**EXERCISE DETAILS**
Your copy of the material must match it exactly, except that pictures are dropped.

**MATERIAL PROVIDED**
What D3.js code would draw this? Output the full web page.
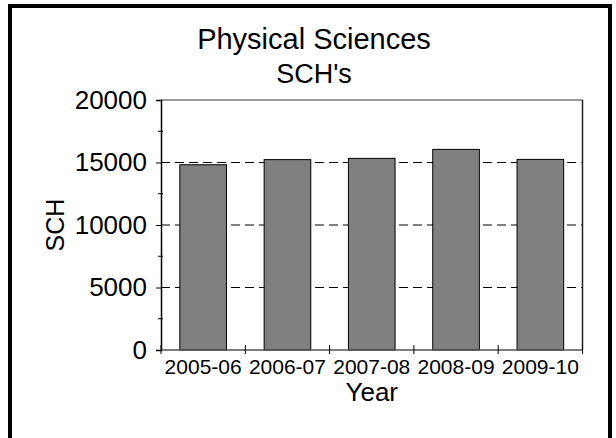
<!DOCTYPE html>
<html>
<head>
<meta charset="utf-8">
<script src="https://cdn.jsdelivr.net/npm/d3@7"></script>
<style>
  html, body { margin: 0; padding: 0; background: #fff; }
  svg { display: block; }
  text { font-family: "Liberation Sans", Arial, sans-serif; fill: #000; }
</style>
</head>
<body>
<script>
// Physical Sciences student credit hours by academic year
const years = ["2005-06", "2006-07", "2007-08", "2008-09", "2009-10"];
const sch = [14820, 15230, 15330, 16050, 15250];
const yTicks = [0, 5000, 10000, 15000, 20000];
const yMinorTicks = [2500, 7500, 12500, 17500];
const gridValues = [5000, 10000, 15000];

const W = 616, H = 438;
const plot = { left: 161, right: 582.5, top: 100, bottom: 350 };

const svg = d3.select("body").append("svg")
  .attr("width", W).attr("height", H);

svg.append("rect").attr("width", W).attr("height", H).attr("fill", "#fff");

// outer frame (runs off the bottom edge)
svg.append("path")
  .attr("d", "M10,440 V6 H610 V440")
  .attr("fill", "none").attr("stroke", "#000").attr("stroke-width", 4);

const x = d3.scaleBand()
  .domain(years)
  .range([plot.left, plot.right])
  .paddingInner(0.447)
  .paddingOuter(0.2235);

const y = d3.scaleLinear()
  .domain([0, 20000])
  .range([plot.bottom, plot.top]);

// dashed gridlines behind the bars
svg.append("g").selectAll("line")
  .data(gridValues)
  .join("line")
  .attr("x1", plot.left).attr("x2", plot.right)
  .attr("y1", d => y(d)).attr("y2", d => y(d))
  .attr("stroke", "#000").attr("stroke-width", 1)
  .attr("stroke-dasharray", "9,5");

// plot box: top and right edges
svg.append("line")
  .attr("x1", plot.left).attr("x2", plot.right)
  .attr("y1", plot.top).attr("y2", plot.top)
  .attr("stroke", "#777").attr("stroke-width", 1.5);
svg.append("line")
  .attr("x1", plot.right).attr("x2", plot.right)
  .attr("y1", plot.top).attr("y2", plot.bottom)
  .attr("stroke", "#222").attr("stroke-width", 1.5);

// bars
svg.append("g").selectAll("rect")
  .data(years.map((yr, i) => ({ yr, v: sch[i] })))
  .join("rect")
  .attr("x", d => x(d.yr))
  .attr("y", d => y(d.v))
  .attr("width", x.bandwidth())
  .attr("height", d => y(0) - y(d.v))
  .attr("fill", "#808080")
  .attr("stroke", "#000").attr("stroke-width", 1);

// y axis
const yAxis = svg.append("g")
  .attr("transform", `translate(${plot.left},0)`)
  .call(d3.axisLeft(y).tickValues(yTicks).tickSize(5).tickPadding(9).tickFormat(d3.format("d")));
yAxis.select(".domain").attr("stroke", "#000").attr("stroke-width", 1.5);
yAxis.selectAll(".tick line").attr("stroke", "#000");
yAxis.selectAll(".tick text")
  .style("font-family", "'Liberation Sans', Arial, sans-serif")
  .style("font-size", "26px").attr("fill", "#000");

yAxis.selectAll(".minor")
  .data(yMinorTicks)
  .join("line")
  .attr("class", "minor")
  .attr("x1", -3).attr("x2", 2)
  .attr("y1", d => y(d)).attr("y2", d => y(d))
  .attr("stroke", "#000");

// x axis: ticks sit on the category boundaries
const bounds = years.map(yr => x(yr) - x.step() * x.paddingInner() / 2)
  .concat([plot.right]);
const xAxisG = svg.append("g");
xAxisG.append("line")
  .attr("x1", plot.left).attr("x2", plot.right)
  .attr("y1", plot.bottom).attr("y2", plot.bottom)
  .attr("stroke", "#555").attr("stroke-width", 1.5);
xAxisG.selectAll(".bound")
  .data(bounds)
  .join("line")
  .attr("class", "bound")
  .attr("x1", d => d).attr("x2", d => d)
  .attr("y1", plot.bottom - 5).attr("y2", plot.bottom + 4)
  .attr("stroke", "#000");
xAxisG.selectAll(".lbl")
  .data(years)
  .join("text")
  .attr("class", "lbl")
  .attr("x", d => x(d) + x.bandwidth() / 2)
  .attr("y", 374)
  .attr("text-anchor", "middle")
  .style("font-size", "21px")
  .text(d => d);

// axis titles
svg.append("text")
  .attr("x", (plot.left + plot.right) / 2).attr("y", 401)
  .attr("text-anchor", "middle")
  .style("font-size", "26px")
  .text("Year");

svg.append("text")
  .attr("transform", `translate(64,${(plot.top + plot.bottom) / 2}) rotate(-90)`)
  .attr("text-anchor", "middle")
  .style("font-size", "25px")
  .text("SCH");

// titles
svg.append("text")
  .attr("x", 314).attr("y", 49)
  .attr("text-anchor", "middle")
  .style("font-size", "29px")
  .text("Physical Sciences");
svg.append("text")
  .attr("x", 314).attr("y", 83)
  .attr("text-anchor", "middle")
  .style("font-size", "27px")
  .text("SCH's");
</script>
</body>
</html>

**THE REPLY**
What D3.js code would draw this? Output the full web page.
<!DOCTYPE html>
<html>
<head>
<meta charset="utf-8">
<script src="https://cdn.jsdelivr.net/npm/d3@7"></script>
<style>
  html, body { margin: 0; padding: 0; background: #fff; }
  svg { display: block; }
  text { font-family: "Liberation Sans", Arial, sans-serif; fill: #000; }
</style>
</head>
<body>
<script>
// Physical Sciences student credit hours by academic year
const years = ["2005-06", "2006-07", "2007-08", "2008-09", "2009-10"];
const sch = [14820, 15230, 15330, 16050, 15250];
const yTicks = [0, 5000, 10000, 15000, 20000];
const yMinorTicks = [2500, 7500, 12500, 17500];
const gridValues = [5000, 10000, 15000];

const W = 616, H = 438;
const plot = { left: 161, right: 582.5, top: 100, bottom: 350 };

const svg = d3.select("body").append("svg")
  .attr("width", W).attr("height", H);

svg.append("rect").attr("width", W).attr("height", H).attr("fill", "#fff");

// outer frame (runs off the bottom edge)
svg.append("path")
  .attr("d", "M10,440 V6 H610 V440")
  .attr("fill", "none").attr("stroke", "#000").attr("stroke-width", 4);

const x = d3.scaleBand()
  .domain(years)
  .range([plot.left, plot.right])
  .paddingInner(0.447)
  .paddingOuter(0.2235);

const y = d3.scaleLinear()
  .domain([0, 20000])
  .range([plot.bottom, plot.top]);

// dashed gridlines behind the bars
svg.append("g").selectAll("line")
  .data(gridValues)
  .join("line")
  .attr("x1", plot.left).attr("x2", plot.right)
  .attr("y1", d => y(d)).attr("y2", d => y(d))
  .attr("stroke", "#000").attr("stroke-width", 1)
  .attr("stroke-dasharray", "9,5");

// plot box: top and right edges
svg.append("line")
  .attr("x1", plot.left).attr("x2", plot.right)
  .attr("y1", plot.top).attr("y2", plot.top)
  .attr("stroke", "#777").attr("stroke-width", 1.5);
svg.append("line")
  .attr("x1", plot.right).attr("x2", plot.right)
  .attr("y1", plot.top).attr("y2", plot.bottom)
  .attr("stroke", "#222").attr("stroke-width", 1.5);

// bars
svg.append("g").selectAll("rect")
  .data(years.map((yr, i) => ({ yr, v: sch[i] })))
  .join("rect")
  .attr("x", d => x(d.yr))
  .attr("y", d => y(d.v))
  .attr("width", x.bandwidth())
  .attr("height", d => y(0) - y(d.v))
  .attr("fill", "#808080")
  .attr("stroke", "#000").attr("stroke-width", 1);

// y axis
const yAxis = svg.append("g")
  .attr("transform", `translate(${plot.left},0)`)
  .call(d3.axisLeft(y).tickValues(yTicks).tickSize(5).tickPadding(9).tickFormat(d3.format("d")));
yAxis.select(".domain").attr("stroke", "#000").attr("stroke-width", 1.5);
yAxis.selectAll(".tick line").attr("stroke", "#000");
yAxis.selectAll(".tick text")
  .style("font-family", "'Liberation Sans', Arial, sans-serif")
  .style("font-size", "26px").attr("fill", "#000");

yAxis.selectAll(".minor")
  .data(yMinorTicks)
  .join("line")
  .attr("class", "minor")
  .attr("x1", -3).attr("x2", 2)
  .attr("y1", d => y(d)).attr("y2", d => y(d))
  .attr("stroke", "#000");

// x axis: ticks sit on the category boundaries
const bounds = years.map(yr => x(yr) - x.step() * x.paddingInner() / 2)
  .concat([plot.right]);
const xAxisG = svg.append("g");
xAxisG.append("line")
  .attr("x1", plot.left).attr("x2", plot.right)
  .attr("y1", plot.bottom).attr("y2", plot.bottom)
  .attr("stroke", "#555").attr("stroke-width", 1.5);
xAxisG.selectAll(".bound")
  .data(bounds)
  .join("line")
  .attr("class", "bound")
  .attr("x1", d => d).attr("x2", d => d)
  .attr("y1", plot.bottom - 5).attr("y2", plot.bottom + 4)
  .attr("stroke", "#000");
xAxisG.selectAll(".lbl")
  .data(years)
  .join("text")
  .attr("class", "lbl")
  .attr("x", d => x(d) + x.bandwidth() / 2)
  .attr("y", 374)
  .attr("text-anchor", "middle")
  .style("font-size", "21px")
  .text(d => d);

// axis titles
svg.append("text")
  .attr("x", (plot.left + plot.right) / 2).attr("y", 401)
  .attr("text-anchor", "middle")
  .style("font-size", "26px")
  .text("Year");

svg.append("text")
  .attr("transform", `translate(64,${(plot.top + plot.bottom) / 2}) rotate(-90)`)
  .attr("text-anchor", "middle")
  .style("font-size", "25px")
  .text("SCH");

// titles
svg.append("text")
  .attr("x", 314).attr("y", 49)
  .attr("text-anchor", "middle")
  .style("font-size", "29px")
  .text("Physical Sciences");
svg.append("text")
  .attr("x", 314).attr("y", 83)
  .attr("text-anchor", "middle")
  .style("font-size", "27px")
  .text("SCH's");
</script>
</body>
</html>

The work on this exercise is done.